行っても意味ない、見えるようになるわけやないと嫌がるKさんを説得してTさんの元へ。

そして数ケ月後。再びGPのバイトでKさんに会って一言目に言われたセリフがこちらです。

「なんでもっと早く教えてくれんかったんか!!」

俺は怒っとるんやぞって笑顔で。Kさんの表情はとても明るく、よく見ると白杖を片手にもっていました。そしてこう言ってくれたのです。

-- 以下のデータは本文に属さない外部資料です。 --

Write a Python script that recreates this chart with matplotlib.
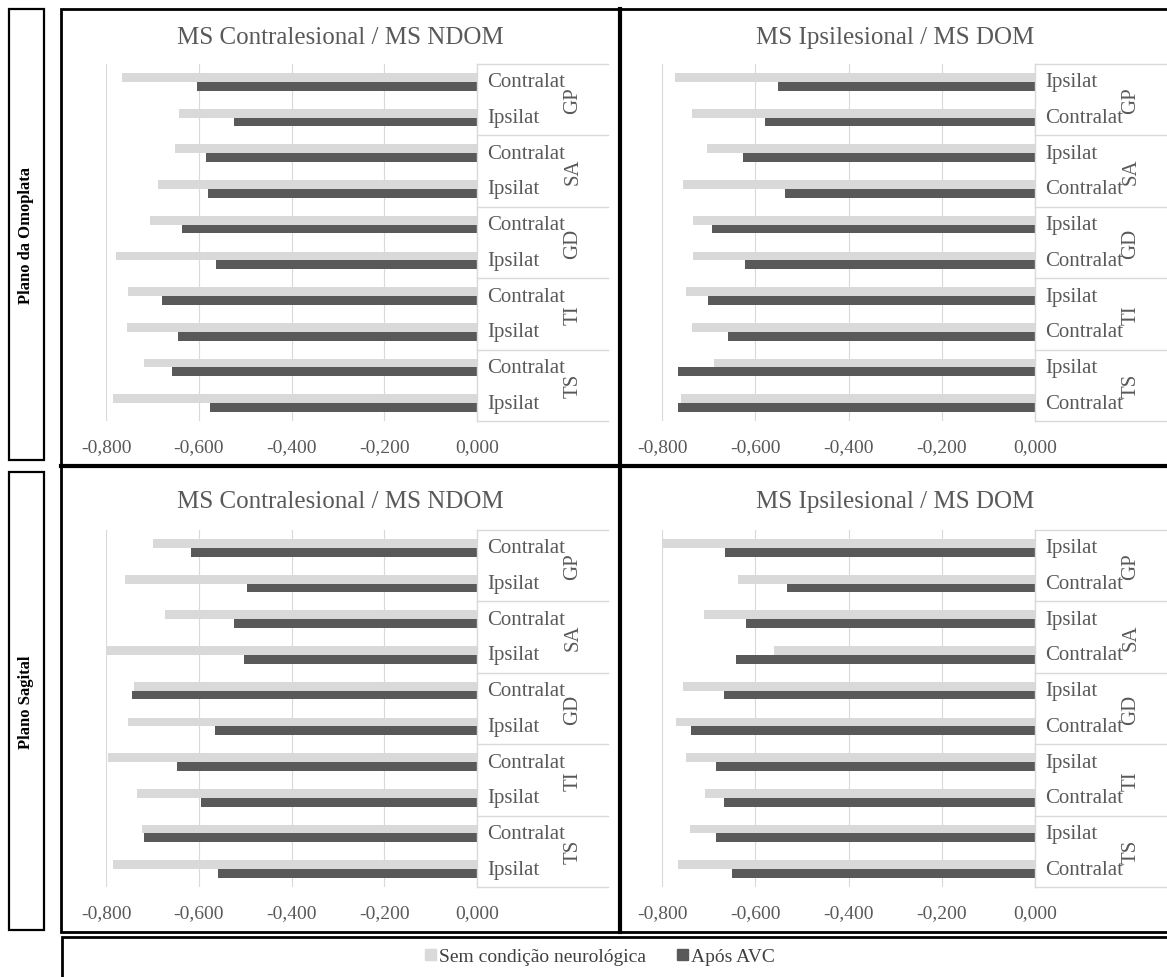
import matplotlib
matplotlib.use('Agg')
import matplotlib.pyplot as plt
from matplotlib.patches import Rectangle, Patch

plt.rcParams['font.family'] = ['Liberation Serif', 'DejaVu Serif']

W, H = 1167, 978

groups = ['GP', 'SA', 'GD', 'TI', 'TS']
sides_contra = ['Contralat', 'Ipsilat']
sides_ipsi = ['Ipsilat', 'Contralat']
ticks = [-0.8, -0.6, -0.4, -0.2, 0.0]
tick_labels = ['-0,800', '-0,600', '-0,400', '-0,200', '0,000']
series_names = ['Sem condição neurológica', 'Após AVC']

# Plano da Omoplata
omo_contra_sem = [-0.766, -0.642, -0.651, -0.688, -0.705, -0.778, -0.752, -0.755, -0.718, -0.785]
omo_contra_avc = [-0.604, -0.523, -0.584, -0.579, -0.636, -0.563, -0.680, -0.645, -0.657, -0.575]
omo_ipsi_sem = [-0.773, -0.736, -0.704, -0.756, -0.733, -0.733, -0.748, -0.736, -0.689, -0.760]
omo_ipsi_avc = [-0.552, -0.579, -0.626, -0.537, -0.693, -0.622, -0.701, -0.658, -0.766, -0.766]

# Plano Sagital
sag_contra_sem = [-0.698, -0.760, -0.673, -0.800, -0.740, -0.752, -0.796, -0.734, -0.722, -0.784]
sag_contra_avc = [-0.617, -0.497, -0.523, -0.503, -0.743, -0.564, -0.646, -0.596, -0.717, -0.558]
sag_ipsi_sem = [-0.800, -0.638, -0.710, -0.559, -0.754, -0.770, -0.749, -0.707, -0.740, -0.766]
sag_ipsi_avc = [-0.664, -0.532, -0.620, -0.641, -0.668, -0.737, -0.684, -0.667, -0.684, -0.649]

LIGHT = '#d9d9d9'
DARK = '#595959'
TXT = '#595959'

fig = plt.figure(figsize=(W / 100, H / 100), dpi=100)


def fx(px):
    return px / W


def fy(py):
    return 1 - py / H


def panel(x0, x1, y0, y1, title, title_x, title_y, sides, sem, avc):
    ax = fig.add_axes([fx(x0), fy(y1), fx(x1 - x0), (y1 - y0) / H])
    n = len(sem)
    pos = list(range(n))
    ax.barh([p - 0.123 for p in pos], sem, height=0.245, color=LIGHT, zorder=2)
    ax.barh([p + 0.123 for p in pos], avc, height=0.245, color=DARK, zorder=2)
    ax.set_xlim(-0.8, 0)
    ax.set_ylim(n - 0.5, -0.5)
    for s in ax.spines.values():
        s.set_visible(False)
    ax.set_yticks([])
    ax.set_xticks(ticks)
    ax.set_xticklabels(tick_labels, color=TXT, fontsize=14)
    ax.tick_params(axis='x', length=0, pad=12)
    for t in ticks:
        ax.axvline(t, color='#d9d9d9', lw=0.8, zorder=1)
    # category table on the right of the axis
    unit = (x1 - x0) / 0.8
    tw = 131 / unit
    lc = '#d9d9d9'
    ax.plot([0, 0], [-0.5, n - 0.5], color=lc, lw=1, clip_on=False, zorder=3)
    for k in range(len(groups) + 1):
        yy = -0.5 + 2 * k
        ax.plot([0, tw], [yy, yy], color=lc, lw=1, clip_on=False)
    for i in range(n):
        ax.text(10 / unit, i, sides[i % 2], fontsize=15, color=TXT,
                ha='left', va='center', clip_on=False)
    for g, name in enumerate(groups):
        ax.text(96 / unit, 2 * g + 0.5, name, fontsize=15, color=TXT, rotation=90,
                ha='center', va='center', clip_on=False)
    fig.text(fx(title_x), fy(title_y), title, fontsize=18, color=TXT,
             ha='center', va='center')
    return ax


panel(106, 477, 65, 422, 'MS Contralesional / MS NDOM', 340, 38,
      sides_contra, omo_contra_sem, omo_contra_avc)
panel(662, 1035, 65, 422, 'MS Ipsilesional / MS DOM', 895, 38,
      sides_ipsi, omo_ipsi_sem, omo_ipsi_avc)
panel(106, 477, 531, 888, 'MS Contralesional / MS NDOM', 340, 502,
      sides_contra, sag_contra_sem, sag_contra_avc)
panel(662, 1035, 531, 888, 'MS Ipsilesional / MS DOM', 895, 502,
      sides_ipsi, sag_ipsi_sem, sag_ipsi_avc)


def box(x0, y0, x1, y1, lw):
    fig.add_artist(Rectangle((fx(x0), fy(y1)), fx(x1 - x0), (y1 - y0) / H,
                             transform=fig.transFigure, fill=False,
                             edgecolor='black', lw=lw, clip_on=False))


# panel frames
box(61, 10, 620, 467, 2)
box(620, 10, 1170, 467, 2)
box(61, 467, 620, 933, 2)
box(620, 467, 1170, 933, 2)
fig.add_artist(plt.Line2D([fx(61), fx(1170)], [fy(467), fy(467)], color='black', lw=3,
                          transform=fig.transFigure))
fig.add_artist(plt.Line2D([fx(620), fx(620)], [fy(10), fy(933)], color='black', lw=3,
                          transform=fig.transFigure))
# legend frame
box(62, 938, 1170, 985, 2)
# side label boxes
box(9, 10, 44, 461, 1.6)
box(9, 473, 44, 931, 1.6)
fig.text(fx(26.5), fy(235), 'Plano da Omoplata', rotation=90, fontsize=12,
         fontweight='bold', ha='center', va='center', color='black')
fig.text(fx(26.5), fy(702), 'Plano Sagital', rotation=90, fontsize=12,
         fontweight='bold', ha='center', va='center', color='black')

handles = [Patch(color=LIGHT), Patch(color=DARK)]
fig.legend(handles, series_names, loc='center', bbox_to_anchor=(fx(600), fy(958)),
           ncol=2, frameon=False, fontsize=14, handlelength=0.55, handleheight=0.55,
           handletextpad=0.15, columnspacing=1.6, labelcolor='#404040')

fig.savefig('out.png', dpi=100)
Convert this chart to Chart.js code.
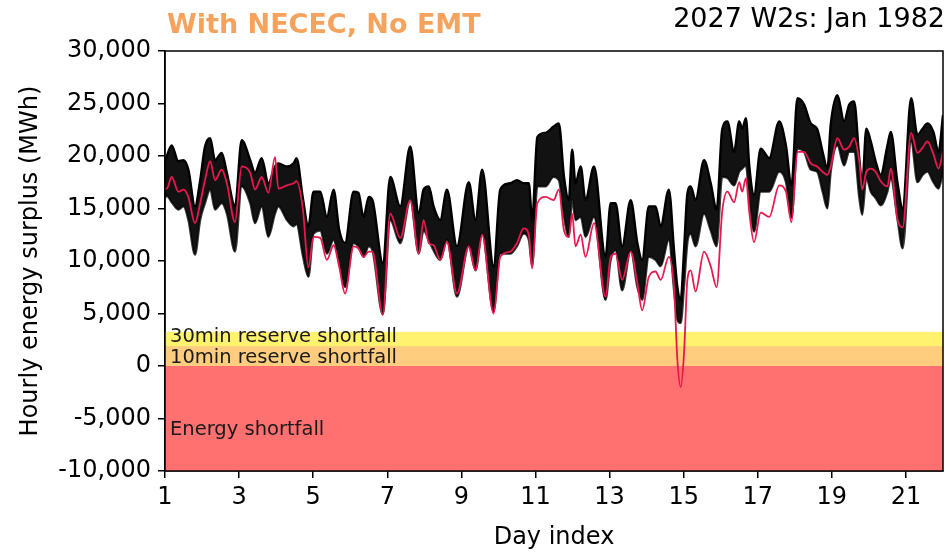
<!DOCTYPE html>
<html>
<head>
<meta charset="utf-8">
<script src="https://cdn.jsdelivr.net/npm/chart.js@4.4.0/dist/chart.umd.min.js"></script>
<style>
html, body { margin: 0; padding: 0; background: #fff; }
#wrap { position: relative; width: 951px; height: 558px; }
</style>
</head>
<body>
<div id="wrap"><canvas id="chart" width="951" height="558"></canvas></div>
<script>
// day index of each traced point
var days = [1.00, 1.05, 1.18, 1.36, 1.50, 1.63, 1.81, 1.95, 2.08, 2.22, 2.35, 2.53, 2.67, 2.89,
    3.07, 3.30, 3.43, 3.61, 3.79, 3.97, 4.06, 4.29, 4.47, 4.55, 4.72, 4.87, 5.01, 5.19, 5.37,
    5.55, 5.70, 5.86, 6.09, 6.22, 6.36, 6.50, 6.60, 6.88, 7.08, 7.35, 7.62, 7.85, 7.98, 8.12,
    8.25, 8.43, 8.61, 8.88, 9.20, 9.38, 9.56, 9.87, 10.05, 10.32, 10.50, 10.68, 10.82, 10.91,
    11.05, 11.27, 11.49, 11.63, 11.77, 11.90, 11.99, 12.08, 12.22, 12.35, 12.58, 12.89, 13.03,
    13.16, 13.34, 13.57, 13.75, 13.88, 14.06, 14.24, 14.38, 14.60, 14.74, 14.83, 14.92, 15.01,
    15.10, 15.19, 15.32, 15.55, 15.73, 15.89, 16.04, 16.18, 16.36, 16.50, 16.58, 16.68, 16.77,
    16.90, 17.08, 17.31, 17.58, 17.76, 17.91, 18.07, 18.25, 18.43, 18.60, 18.75, 18.88, 18.97,
    19.15, 19.33, 19.47, 19.60, 19.74, 19.82, 19.93, 20.05, 20.18, 20.32, 20.50, 20.59, 20.77,
    20.91, 21.14, 21.31, 21.45, 21.58, 21.74, 21.88, 22.00];

// red trace (MWh)
var redSurplus = [16900, 16900, 18000, 16600, 16800, 16100, 13600, 15500, 17700, 19500, 17700, 18700, 17400, 13700,
    19000, 18400, 16800, 18000, 16500, 19900, 16900, 17200, 17400, 17600, 15000, 9400, 12300, 12200, 10100,
    11500, 9500, 6900, 11400, 11200, 10400, 10900, 10900, 4900, 14500, 12200, 15800, 10700, 13900, 11700,
    11500, 10100, 11800, 6900, 11400, 9100, 12500, 5000, 10400, 10900, 11700, 13100, 12500, 9300,
    15500, 16100, 15800, 16800, 12900, 12300, 14500, 11400, 12500, 10400, 13600, 6600, 10400,
    10700, 8200, 10900, 7900, 5300, 8500, 9000, 8200, 10400, 7500, 600, -2000, 1200,
    8200, 9100, 7100, 10900, 9500, 7500, 14700, 16600, 15600, 17500, 16600, 17900, 14700,
    11800, 14600, 14200, 17200, 16600, 13700, 20400, 20400, 19300, 19000, 18500, 18200, 19000,
    21700, 20600, 20900, 21700, 19500, 16800, 18500, 18800, 18500, 17600, 17100, 18800, 14000,
    13200, 22200, 20300, 20800, 21400, 20200, 18800, 20400];

// upper edge of the black ensemble (MWh)
var bandHigh = [19500, 20000, 21000, 19500, 19600, 18700, 15200, 17700, 20900, 21700, 19600, 20300, 18400, 15200,
    21500, 19600, 18400, 19800, 17400, 19000, 19300, 19000, 19300, 19800, 16000, 13300, 16600, 16600, 14200,
    16800, 13000, 11700, 16600, 16500, 14200, 16100, 15800, 9800, 18000, 15200, 20900, 14500, 16800, 17100,
    15200, 13900, 16800, 11400, 17500, 13900, 18700, 9500, 16800, 17400, 17700, 17400, 17400, 13900,
    21800, 22200, 22800, 23100, 18000, 15800, 20600, 17400, 19000, 15800, 19000, 10400, 15500,
    15500, 11400, 15800, 11700, 10100, 15200, 15200, 13300, 16800, 11000, 7500, 6300, 11000,
    16400, 17100, 15800, 19600, 17400, 14900, 22500, 23300, 20400, 23300, 22600, 23600, 19100,
    16300, 20700, 19800, 23300, 21000, 17200, 25500, 24900, 23100, 22600, 20400, 18800, 23000,
    25800, 23300, 24900, 25200, 19800, 17300, 22600, 21400, 19500, 18200, 21000, 22300, 17500,
    15000, 25500, 22000, 22600, 23100, 22300, 20400, 23900];

// lower edge of the black ensemble (MWh)
var bandLow = [16000, 16200, 15600, 14900, 15200, 13900, 10600, 13900, 15500, 16800, 14900, 15500, 14500, 10900,
    17100, 15500, 13600, 15200, 12300, 14500, 15200, 13900, 13300, 13500, 10500, 8500, 12600, 12900, 10700,
    12000, 9800, 7500, 11700, 11400, 10400, 11400, 11000, 4900, 13900, 11700, 15800, 10700, 12900, 12000,
    11000, 10100, 12000, 6600, 11400, 9100, 12600, 5200, 10700, 10700, 11400, 12600, 12000, 9500,
    17100, 17100, 18000, 17700, 14200, 12300, 15800, 13900, 14200, 12300, 14200, 6300, 10100,
    11000, 7200, 11000, 7500, 6300, 10400, 10100, 9500, 12000, 7200, 4400, 4100, 7500,
    11700, 12600, 11400, 14500, 12900, 11400, 18000, 17900, 17200, 18500, 18800, 19100, 16000,
    12800, 16600, 16600, 18500, 17500, 14100, 20700, 20400, 18700, 18500, 16600, 15000, 18500,
    21000, 19100, 20400, 20400, 16000, 14400, 17900, 16600, 16000, 15300, 16600, 17900, 14000,
    11200, 21400, 17500, 18200, 18500, 17500, 16900, 18500];

var xTicks = [1, 3, 5, 7, 9, 11, 13, 15, 17, 19, 21];
var yTicks = [-10000, -5000, 0, 5000, 10000, 15000, 20000, 25000, 30000];

// shortfall zones: lower and upper limits (MWh)
var zoneNames = ['Energy shortfall', '10min reserve shortfall', '30min reserve shortfall'];
var zoneFrom = [-10000, 0, 1900];
var zoneTo = [0, 1900, 3250];
var zoneLabelAt = [-6100, 800, 2800];

var FONT = "'DejaVu Sans', sans-serif";

function points(ys) {
    return days.map((d, i) => ({ x: d, y: ys[i] }));
}

var zonesPlugin = {
    id: 'zones',
    beforeDatasetsDraw(chart) {
        var ctx = chart.ctx, a = chart.chartArea, y = chart.scales.y;
        var fills = ['rgb(255,112,112)', 'rgb(255,205,125)', 'rgb(255,242,110)'];
        ctx.save();
        zoneFrom.forEach((v, i) => {
            var top = y.getPixelForValue(zoneTo[i]);
            var bot = y.getPixelForValue(v);
            ctx.fillStyle = fills[i];
            ctx.fillRect(a.left, top, a.right - a.left, bot - top);
        });
        ctx.fillStyle = '#1a1a1a';
        ctx.font = '19.5px ' + FONT;
        ctx.textBaseline = 'middle';
        zoneNames.forEach((t, i) => {
            ctx.fillText(t, a.left + 5, y.getPixelForValue(zoneLabelAt[i]));
        });
        ctx.restore();
    },
    afterDraw(chart) {
        var ctx = chart.ctx, a = chart.chartArea;
        ctx.save();
        ctx.strokeStyle = '#000';
        ctx.lineWidth = 1.5;
        ctx.strokeRect(a.left, a.top, a.right - a.left, a.bottom - a.top);
        ctx.textBaseline = 'middle';
        ctx.fillStyle = '#f5a25d';
        ctx.font = 'bold 27px ' + FONT;
        ctx.textAlign = 'left';
        ctx.fillText('With NECEC, No EMT', 167, 26);
        ctx.fillStyle = '#000';
        ctx.font = '27px ' + FONT;
        ctx.textAlign = 'right';
        ctx.fillText('2027 W2s: Jan 1982', 945, 20);
        ctx.restore();
    }
};

new Chart(document.getElementById('chart'), {
    type: 'line',
    data: {
        datasets: [
            {
                data: points(redSurplus),
                borderColor: '#e8194f',
                borderWidth: 1.8,
                fill: false
            },
            {
                data: points(bandHigh),
                borderColor: '#000',
                borderWidth: 2.4,
                backgroundColor: 'rgba(0,0,0,0.93)',
                fill: '+1'
            },
            {
                data: points(bandLow),
                borderColor: '#3a3a3a',
                borderWidth: 2.2,
                fill: false
            }
        ]
    },
    options: {
        responsive: false,
        animation: false,
        parsing: false,
        elements: {
            point: { radius: 0 },
            line: { cubicInterpolationMode: 'monotone', borderJoinStyle: 'round' }
        },
        layout: { padding: { top: 51, right: 8, left: 0, bottom: 0 } },
        plugins: {
            legend: { display: false },
            tooltip: { enabled: false }
        },
        scales: {
            x: {
                type: 'linear',
                min: 1,
                max: 22,
                afterFit: s => { s.height = 87; },
                afterBuildTicks: s => { s.ticks = xTicks.map(v => ({ value: v })); },
                grid: { drawOnChartArea: false, drawTicks: true, tickLength: 7, color: '#000', lineWidth: 1.5 },
                border: { display: true, color: '#000', width: 1.5 },
                ticks: { color: '#000', font: { family: FONT, size: 24 }, padding: 5, maxRotation: 0, autoSkip: false },
                title: { display: true, text: 'Day index', color: '#000', font: { family: FONT, size: 24 }, padding: { top: 0, bottom: 6 } }
            },
            y: {
                min: -10000,
                max: 30000,
                afterFit: s => { s.width = 165; },
                afterBuildTicks: s => { s.ticks = yTicks.map(v => ({ value: v })); },
                grid: { drawOnChartArea: false, drawTicks: true, tickLength: 7, color: '#000', lineWidth: 1.5 },
                border: { display: true, color: '#000', width: 1.5 },
                ticks: {
                    color: '#000',
                    font: { family: FONT, size: 24 },
                    padding: 7,
                    callback: v => v.toLocaleString('en-US')
                },
                title: { display: true, text: 'Hourly energy surplus (MWh)', color: '#000', font: { family: FONT, size: 24 }, padding: { top: 16, bottom: 4 } }
            }
        }
    },
    plugins: [zonesPlugin]
});
</script>
</body>
</html>
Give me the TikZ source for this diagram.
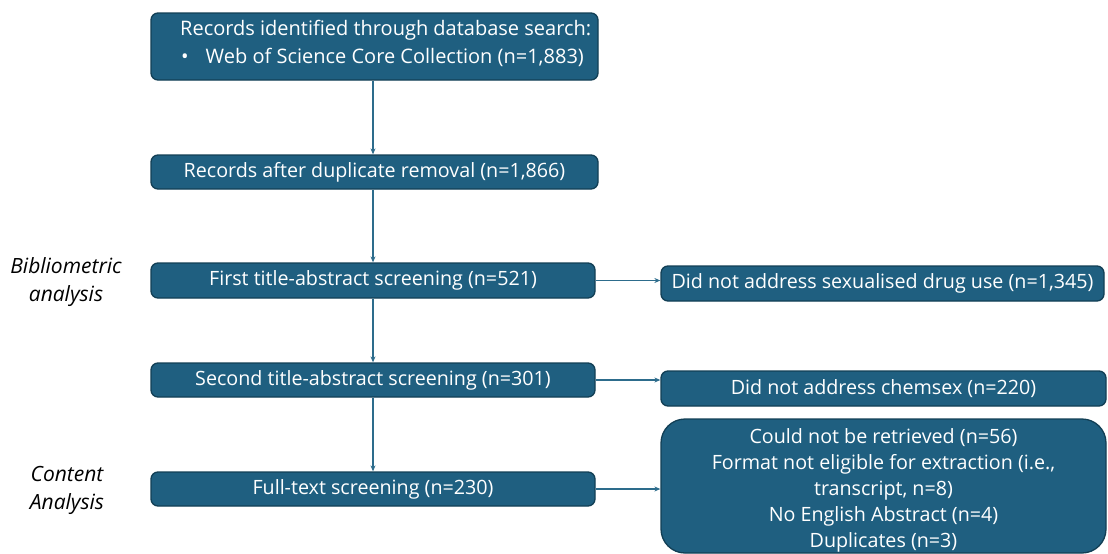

✅「白杖で歩行も自分でできるようになったし、今はパソコンを覚えるために頑張ってるよ」
✅「生きがいが見つかったよ。本当にありがとう」

私が情報提供を第一に考える理由

私がいつもロービジョンケアの話をするときには、Kさんとの出会いの話をします。

私が視能訓練士になって一番嬉しかった言葉は、自分が行った検査でも訓練でもなく情報を提供したこと。

以前の記事でも書いた

✅「必要な情報を必要とされる患者さんに届けてあげること」

それができるかできないかで、極端な言い方をすれば、

生きがいが見つかる患者さんもいれば、不幸になる患者さんもいる

ということです。

ロービジョンケアを極める(詳しくなる)のは、たしかに難しいです。ですが、患者さんに情報提供することは、自分から動けばそこまで難しいことではないでしょう。

必要な情報を必要と思われる患者さんに、ぜひ届けてあげて下さい。

最後までご覧いただき、ありがとうございました。